Secretary of State John Kerry’s proposal for security arrangements to facilitate a peace agreement between Israel and the Palestinians has found both sides unreceptive, according to The Jerusalem Post on Tuesday.

A U.S. plan drawn up a team headed by retired General John Allen and presented by Kerry called for an Israeli presence in the Jordan Valley for ten years, during which time, Palestinian Authority security forces would be trained to assume control of the area, a Palestinian official told Al-Ayyam.

Both Israeli Prime Minister Binyamin Netanyahu and Palestinian Authority President Mahmoud Abbas have reportedly rejected the proposal.

In a closed-door meeting of the Likud, Netanyahu said it was important to maintain Israeli, not American, forces on the border with Jordan.

“We need to be there in the Jordan Valley,” a minister close to Netanyahu said. “Jihadist elements are there and we cannot have that on our border. When we left Abbas in charge of Gaza, we saw how long he lasted.”

The minister dismissed the American proposal for relying on hi-tech security arrangements, such as satellite surveillance.

“Technology is not enough to fight terror,” he said. “It can’t be stopped just with sensors and fences.”

According to a PA official, Abbas shot down the plan.

The official described the meeting on security issues between Kerry and Abbas last week as being “worse than bad,” and that the American position is actually a step back from proposals made in the past.

PLO secretary-general Yasser Abed Rabbo scorned the plan, telling Voice of Palestine radio that Kerry was trying to “appease Israel by fulfilling its expansionist demands in the Jordan Valley under the pretext of security.”

He said the Palestinians “will never accept Israeli presence in the valley.”

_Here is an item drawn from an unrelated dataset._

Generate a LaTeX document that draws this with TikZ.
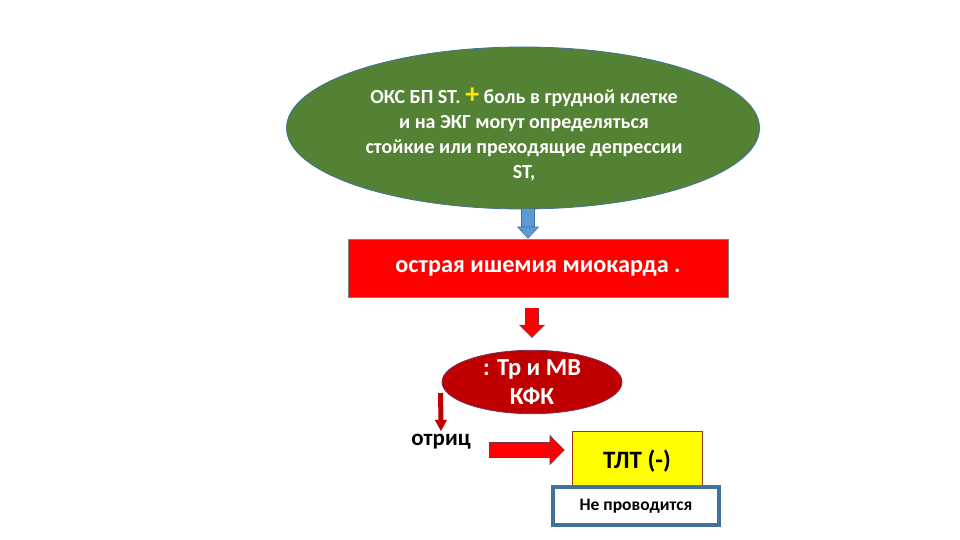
\documentclass[tikz,border=0pt]{standalone}
\usepackage{fontspec}
\setmainfont{Carlito}
\usepackage{xcolor}
\usetikzlibrary{shapes.geometric,arrows.meta,calc}
\definecolor{okgreen}{HTML}{548235}
\definecolor{okblue}{HTML}{5B9BD5}
\definecolor{okbluedark}{HTML}{41719C}
\definecolor{okred}{HTML}{FF0000}
\definecolor{okdarkred}{HTML}{C00000}
\definecolor{okyellow}{HTML}{FFFF00}
\definecolor{okplus}{HTML}{FFE600}
\definecolor{okbrown}{HTML}{9C3A1A}
\definecolor{okpurple}{HTML}{7A3050}

\begin{document}
\begin{tikzpicture}[x=1pt,y=-1pt,
	bigoval/.style={ellipse,draw=okbluedark,line width=0.8pt,fill=okgreen,inner sep=0pt},
	ovaltext/.style={text=white,align=center,font=\bfseries\fontsize{20}{25}\selectfont},
	redbox/.style={draw=gray,line width=0.6pt,fill=okred,text=white,font=\bfseries\fontsize{24.2}{28}\selectfont},
	smalloval/.style={ellipse,draw=okpurple,line width=0.8pt,fill=okdarkred,text=white,inner sep=0pt,align=center,
		font=\bfseries\fontsize{24.5}{29}\selectfont},
	yellowbox/.style={draw=okbrown,line width=0.6pt,fill=okyellow,text depth=0pt,font=\bfseries\fontsize{25}{28}\selectfont},
	notebox/.style={draw=okbluedark,line width=3.5pt,fill=white,font=\bfseries\fontsize{17.5}{20}\selectfont},
	bluearr/.style={draw=okbluedark,double=okblue,double distance=12pt,line width=0.6pt,
		-{Triangle[width=22pt,length=12pt,line width=0.6pt,fill=okblue,color=okbluedark]}},
	redarr/.style={draw=okpurple,double=okred,double distance=12pt,line width=0.6pt,
		-{Triangle[width=26pt,length=13pt,line width=0.6pt,fill=okred,color=okpurple]}},
	sidearr/.style={draw=okpurple,double=okred,double distance=14pt,line width=0.6pt,
		-{Triangle[width=30pt,length=15pt,line width=0.6pt,fill=okred,color=okpurple]}},
	thinarr/.style={draw=okdarkred,line width=5pt,
		-{Triangle[width=12pt,length=11pt,line width=0.4pt,fill=okdarkred,color=okdarkred]}}]
	\fill[white] (0,0) rectangle (960,540);
	\useasboundingbox (0,0) rectangle (960,540);
	\node[bigoval,minimum width=473pt,minimum height=162pt] (acs) at (523,128) {};
	\node[ovaltext] (acstext) at ($(acs.center)+(1,7)$)
		{ОКС БП ST. {\color{okplus}\fontsize{28}{25}\selectfont +} боль в грудной клетке\\ и на ЭКГ могут определяться\\ стойкие или преходящие депрессии\\ ST,};
	\node[redbox,minimum width=380pt,minimum height=58pt] (ischemia) at (538,268) {острая ишемия миокарда .};
	\node[smalloval,minimum width=180pt,minimum height=60pt] (markers) at (532,382) {: Тр и МВ\\ КФК};
	\node[font=\bfseries\fontsize{23}{26}\selectfont] (negative) at (441,442) {отриц};
	\node[yellowbox,minimum width=130pt,minimum height=56pt] (tlt) at (637,459) {ТЛТ (-)};
	\node[notebox,minimum width=166pt,minimum height=38pt] (notdone) at (636,506) {Не проводится};
	\draw[bluearr] ([xshift=5pt]acs.south) -- ([xshift=-10pt]ischemia.north);
	\draw[redarr,shorten <=11pt,shorten >=12pt] ([xshift=-6pt]ischemia.south) -- (markers.north);
	\draw[thinarr] ($(markers.west)+(-1,11)$) -- (negative.north);
	\draw[sidearr] ($(negative.east)+(15,8)$) -- ($(tlt.west)+(-7,-9)$);
\end{tikzpicture}
\end{document}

Speculation that significant progress might at last be at hand, has been fueled by Kerry’s own comment about being “closer than ever” to an agreement, and the quickening pace of meetings, with Kerry’s scheduled return to the region on Wednesday for another round of shuttle diplomacy.

But reactions to his security plan would appear to quell any optimism about an emerging agreement.